Тот же текст в современной орфографии

не видели в них своих предшественников. Не количество антикварных сведений дает решающее значение, но мировоззрение, преданность древнему миру, страстное стремление внести его в современность и объять всеми силами своего духа. Достаточно здесь вспомнить только, что никто из всех тех мужей, ни Ратерий, ии Герберт, ни Абеляр, ни Иоанн Салисбёрийский не знали греческого языка, даже никогда не высказывали желания воспользоваться сокровищами греческой литературы, благоговейное восхваление которых постоянно встречалось у Римлян. Где хоть только тлела искра духа гуманизма, она сейчас же воспламенялась при имени Гомера.

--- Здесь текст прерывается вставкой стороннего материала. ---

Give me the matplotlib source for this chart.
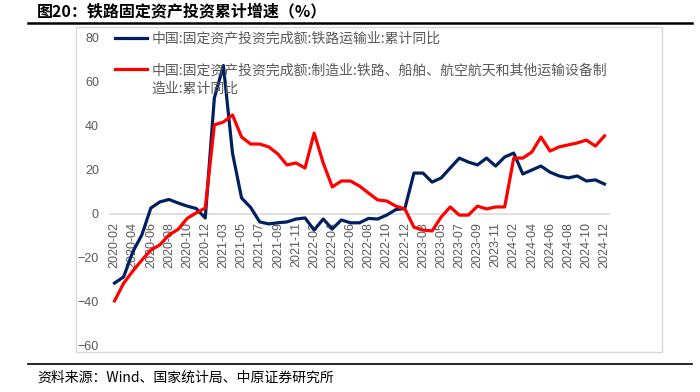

[Церковь как её противница]
Вообще же далеко преобладали моменты, враждебные изучению древности. Христианская вера и церковь, выросши в постоянной борьбе с языческим миром, еще не знали примирения с ней; с другой стороны, может быть, и едва заметно, но всё-таки постоянно таилась искра язычества под развалинами его храмов: оно, и побежденное, навсегда осталось страшным врагом, благодаря своему свободному, просветленному искусством воззрению на жизнь. Во время его упадка даже прославленным учителям церкви, которые прежде сами были софистами или риторами, оно кажется чарующей сиреной. Другие не были в силах вполне отрицать духовную мать, вскормившую их; Василий даже защищал ее в одном маленьком сочинении; Григорий Навианзин, Иероним, Августин сохранили к ней теплое расположение. Может быть, приведут ригоризм Григория Великого в доказательство того, с каким глубоким презрением были попраны в его время языческие поэты; но именно тот факт, что Григорий считал себя вынужденным энергично противодействовать чтению их, покажет нам с другой стороны, что склонность к этим отжившим и их чарующая сила далеко не исчезли. Алкуин упрекал Трирского архиепископа за его любовь к Виргилию, поэту лжи, который отчуждает его от Евангелия, хотя его собственный ум достиг зредости только благодаря общению с Виргилием, Цицероном и др.[1] Аббат Вибальд Борвейский, которого сильно привлекали мысли и красота речи у Цицерона и который собирал его сочинения, был сильно озабочен, чтоб не показаться Цицеронианцем более, чем христианином, и утверждал, что при своих занятиях считает себя только шпионом в стане врага[2]. Даже когда борьба

  1. Epist. 216. 243 в «Monument. Alcuiniana», изданным Ваттенбахом и Дюммлером. Сюда относится Vita Аlсuиnи , § 10.
  2. Письмо настоятеля Райнальда Гильдсгеймского к Вибальду и его ответ в Monum. Corbeienaia ed. Iaffe. № 207, 208.